**What is needed:**
Output the full listing below exactly, without the pictures.

___ Dataset section ___

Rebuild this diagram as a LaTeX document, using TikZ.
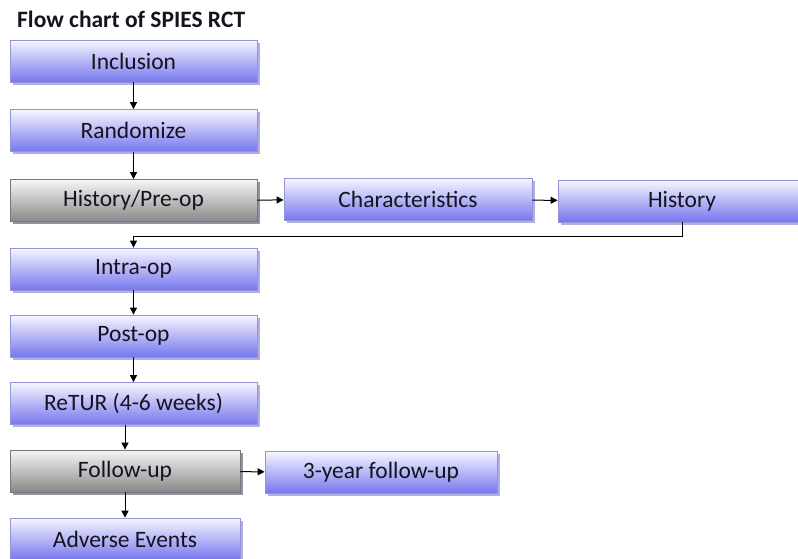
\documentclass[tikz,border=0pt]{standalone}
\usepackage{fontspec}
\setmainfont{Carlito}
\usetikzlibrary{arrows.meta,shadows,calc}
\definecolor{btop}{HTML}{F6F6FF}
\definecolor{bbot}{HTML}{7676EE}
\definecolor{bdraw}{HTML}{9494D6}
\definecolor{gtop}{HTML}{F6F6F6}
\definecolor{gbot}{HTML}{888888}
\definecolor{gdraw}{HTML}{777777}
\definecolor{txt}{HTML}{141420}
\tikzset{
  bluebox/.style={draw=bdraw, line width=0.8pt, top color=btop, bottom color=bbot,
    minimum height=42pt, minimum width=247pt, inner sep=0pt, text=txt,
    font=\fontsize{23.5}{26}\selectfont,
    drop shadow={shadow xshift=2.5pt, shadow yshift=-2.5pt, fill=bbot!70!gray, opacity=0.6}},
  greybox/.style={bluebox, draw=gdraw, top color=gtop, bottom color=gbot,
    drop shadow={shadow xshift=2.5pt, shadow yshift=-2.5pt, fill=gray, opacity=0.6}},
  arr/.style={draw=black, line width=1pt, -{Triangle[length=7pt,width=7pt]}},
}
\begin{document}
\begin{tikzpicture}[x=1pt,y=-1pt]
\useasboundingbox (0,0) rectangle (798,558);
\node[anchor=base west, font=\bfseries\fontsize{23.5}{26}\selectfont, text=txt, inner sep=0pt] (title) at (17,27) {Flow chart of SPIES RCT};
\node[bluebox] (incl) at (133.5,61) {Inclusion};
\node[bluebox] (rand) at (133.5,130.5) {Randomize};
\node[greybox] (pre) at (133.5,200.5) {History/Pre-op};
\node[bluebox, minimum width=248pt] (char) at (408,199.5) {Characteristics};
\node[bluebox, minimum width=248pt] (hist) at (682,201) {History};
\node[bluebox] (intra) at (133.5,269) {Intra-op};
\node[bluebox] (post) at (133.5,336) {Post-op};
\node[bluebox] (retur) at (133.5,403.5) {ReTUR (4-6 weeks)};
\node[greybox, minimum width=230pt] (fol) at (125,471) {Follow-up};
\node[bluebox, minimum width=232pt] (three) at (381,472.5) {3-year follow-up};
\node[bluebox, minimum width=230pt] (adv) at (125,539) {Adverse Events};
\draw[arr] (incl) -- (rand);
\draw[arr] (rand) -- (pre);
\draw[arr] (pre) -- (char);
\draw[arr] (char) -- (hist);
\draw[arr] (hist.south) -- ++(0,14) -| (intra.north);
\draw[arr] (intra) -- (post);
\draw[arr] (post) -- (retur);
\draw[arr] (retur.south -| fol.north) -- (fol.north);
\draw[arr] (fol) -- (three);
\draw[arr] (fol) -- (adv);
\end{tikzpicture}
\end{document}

___

**Result for this task:**
Rebuild this diagram as a LaTeX document, using TikZ.
\documentclass[tikz,border=0pt]{standalone}
\usepackage{fontspec}
\setmainfont{Carlito}
\usetikzlibrary{arrows.meta,shadows,calc}
\definecolor{btop}{HTML}{F6F6FF}
\definecolor{bbot}{HTML}{7676EE}
\definecolor{bdraw}{HTML}{9494D6}
\definecolor{gtop}{HTML}{F6F6F6}
\definecolor{gbot}{HTML}{888888}
\definecolor{gdraw}{HTML}{777777}
\definecolor{txt}{HTML}{141420}
\tikzset{
  bluebox/.style={draw=bdraw, line width=0.8pt, top color=btop, bottom color=bbot,
    minimum height=42pt, minimum width=247pt, inner sep=0pt, text=txt,
    font=\fontsize{23.5}{26}\selectfont,
    drop shadow={shadow xshift=2.5pt, shadow yshift=-2.5pt, fill=bbot!70!gray, opacity=0.6}},
  greybox/.style={bluebox, draw=gdraw, top color=gtop, bottom color=gbot,
    drop shadow={shadow xshift=2.5pt, shadow yshift=-2.5pt, fill=gray, opacity=0.6}},
  arr/.style={draw=black, line width=1pt, -{Triangle[length=7pt,width=7pt]}},
}
\begin{document}
\begin{tikzpicture}[x=1pt,y=-1pt]
\useasboundingbox (0,0) rectangle (798,558);
\node[anchor=base west, font=\bfseries\fontsize{23.5}{26}\selectfont, text=txt, inner sep=0pt] (title) at (17,27) {Flow chart of SPIES RCT};
\node[bluebox] (incl) at (133.5,61) {Inclusion};
\node[bluebox] (rand) at (133.5,130.5) {Randomize};
\node[greybox] (pre) at (133.5,200.5) {History/Pre-op};
\node[bluebox, minimum width=248pt] (char) at (408,199.5) {Characteristics};
\node[bluebox, minimum width=248pt] (hist) at (682,201) {History};
\node[bluebox] (intra) at (133.5,269) {Intra-op};
\node[bluebox] (post) at (133.5,336) {Post-op};
\node[bluebox] (retur) at (133.5,403.5) {ReTUR (4-6 weeks)};
\node[greybox, minimum width=230pt] (fol) at (125,471) {Follow-up};
\node[bluebox, minimum width=232pt] (three) at (381,472.5) {3-year follow-up};
\node[bluebox, minimum width=230pt] (adv) at (125,539) {Adverse Events};
\draw[arr] (incl) -- (rand);
\draw[arr] (rand) -- (pre);
\draw[arr] (pre) -- (char);
\draw[arr] (char) -- (hist);
\draw[arr] (hist.south) -- ++(0,14) -| (intra.north);
\draw[arr] (intra) -- (post);
\draw[arr] (post) -- (retur);
\draw[arr] (retur.south -| fol.north) -- (fol.north);
\draw[arr] (fol) -- (three);
\draw[arr] (fol) -- (adv);
\end{tikzpicture}
\end{document}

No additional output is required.